Только в одном отношении Маклаков не проявил должной заинтересованности — в том, что касалось привезённых делегацией материалов. Я не сказал ему о принятом решении послать меня в Лондон для сопровождения Гронского и для соответствующего использования в английской печати этих материалов, так как при недружелюбном отношении Сазонова ко мне как участнику делегации тот тоже, может быть, пытался бы остановить мою поездку в Англию. Будущее показало, что здесь я был прав. Но в разговоре с Маклаковым я спросил его, интересовался ли он нашими материалами, которые лежат нераспакованными в подвалах посольства. «Нет, — ответил Маклаков, — Гронский мне сказал, что они для Северной Америки, и я ими не интересовался».

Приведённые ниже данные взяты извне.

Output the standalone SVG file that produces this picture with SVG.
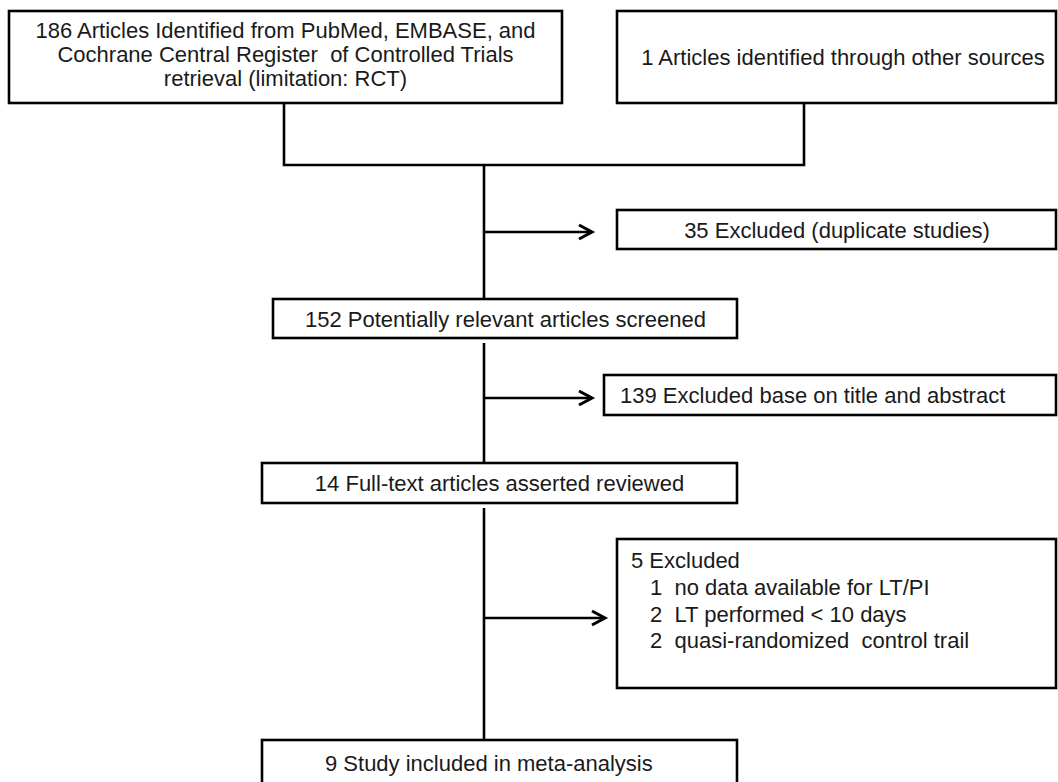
<svg xmlns="http://www.w3.org/2000/svg" width="1058" height="782" viewBox="0 0 1058 782">
<style>
.box{fill:#fff;stroke:#000;stroke-width:2.6}
.t{font-family:"Liberation Sans",Arial,sans-serif;font-size:22px;fill:#1a1a1a}
.c{text-anchor:middle}
.ln{fill:none;stroke:#000;stroke-width:2.6}
</style>
<defs>
<marker id="ah" markerUnits="userSpaceOnUse" markerWidth="24" markerHeight="24" viewBox="-18 -12 24 24" refX="0" refY="0" orient="auto">
<path d="M-13,-7 L0,0 L-13,7" fill="none" stroke="#000" stroke-width="3" stroke-linejoin="miter"/>
</marker>
</defs>
<rect width="1058" height="782" fill="#fff"/>
<g id="connectors">
<path class="ln" d="M284,103 V165 H804 V103"/>
<path class="ln" d="M484,165 V299"/>
<path class="ln" d="M484,232 H592" marker-end="url(#ah)"/>
<path class="ln" d="M484,343 V463"/>
<path class="ln" d="M484,398 H592" marker-end="url(#ah)"/>
<path class="ln" d="M484,508 V740"/>
<path class="ln" d="M484,618 H605" marker-end="url(#ah)"/>
</g>
<g id="n1">
<rect class="box" x="9" y="11" width="553" height="92"/>
<text class="t c" x="285.5" y="38">186 Articles Identified from PubMed, EMBASE, and</text>
<text class="t c" x="285.5" y="62" xml:space="preserve">Cochrane Central Register  of Controlled Trials</text>
<text class="t c" x="285.5" y="86">retrieval (limitation: RCT)</text>
</g>
<g id="n2">
<rect class="box" x="617" y="11" width="439" height="92"/>
<text class="t c" x="843" y="65">1 Articles identified through other sources</text>
</g>
<g id="n3">
<rect class="box" x="617" y="210" width="439" height="39"/>
<text class="t c" x="837" y="237.5">35 Excluded (duplicate studies)</text>
</g>
<g id="n4">
<rect class="box" x="273" y="299" width="464" height="39"/>
<text class="t c" x="505.5" y="326.5">152 Potentially relevant articles screened</text>
</g>
<g id="n5">
<rect class="box" x="604" y="375" width="452" height="40"/>
<text class="t" x="620" y="403">139 Excluded base on title and abstract</text>
</g>
<g id="n6">
<rect class="box" x="262" y="463" width="475" height="40"/>
<text class="t c" x="499.5" y="491">14 Full-text articles asserted reviewed</text>
</g>
<g id="n7">
<rect class="box" x="617" y="539" width="439" height="149"/>
<text class="t" x="631" y="568">5 Excluded</text>
<text class="t" x="650" y="595" xml:space="preserve">1  no data available for LT/PI</text>
<text class="t" x="650" y="622" xml:space="preserve">2  LT performed &lt; 10 days</text>
<text class="t" x="650" y="648" xml:space="preserve">2  quasi-randomized  control trail</text>
</g>
<g id="n8">
<rect class="box" x="262" y="740" width="475" height="60"/>
<text class="t" x="325" y="771">9 Study included in meta-analysis</text>
</g>
</svg>
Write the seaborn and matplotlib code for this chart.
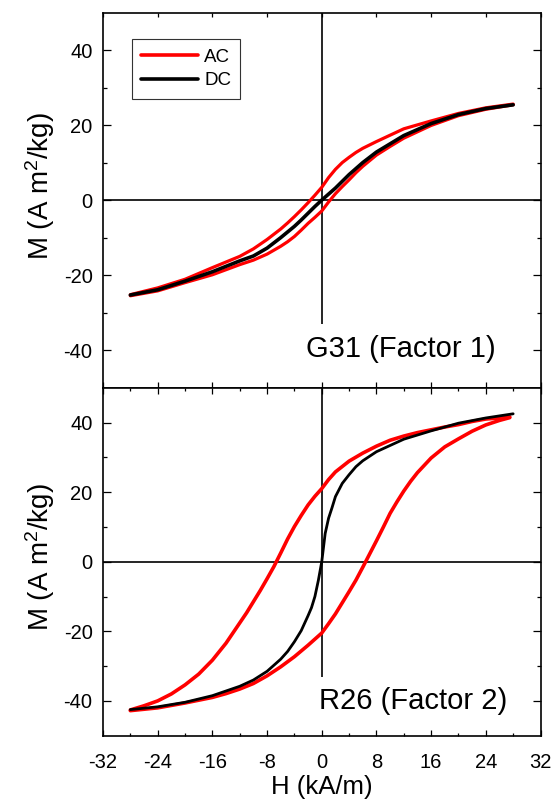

Впрочем, если в этом случае Маклаков не проявил должного политического чутья, ибо для французской печати там были документы исключительного интереса к белому движению, то всё же он выказал неизмеримо больше участия к белому движению, чем Сазонов и Шиллинг, которые только этим белым движением и держались. В вопросе об остановке делегации он тоже был не на стороне Сазонова, а на нашей. Гронский, несомненно, переоценил роль Сазонова в русском Париже (говорю «русском», потому что во французском Париже Сазонов не играл тогда совсем никакой роли). Не обрати он внимания на незаконную остановку, он был бы уже давно в САСШ и вступил бы в сношения с тамошними деловыми и политическими кругами. На этом кончился мой разговор с Маклаковым.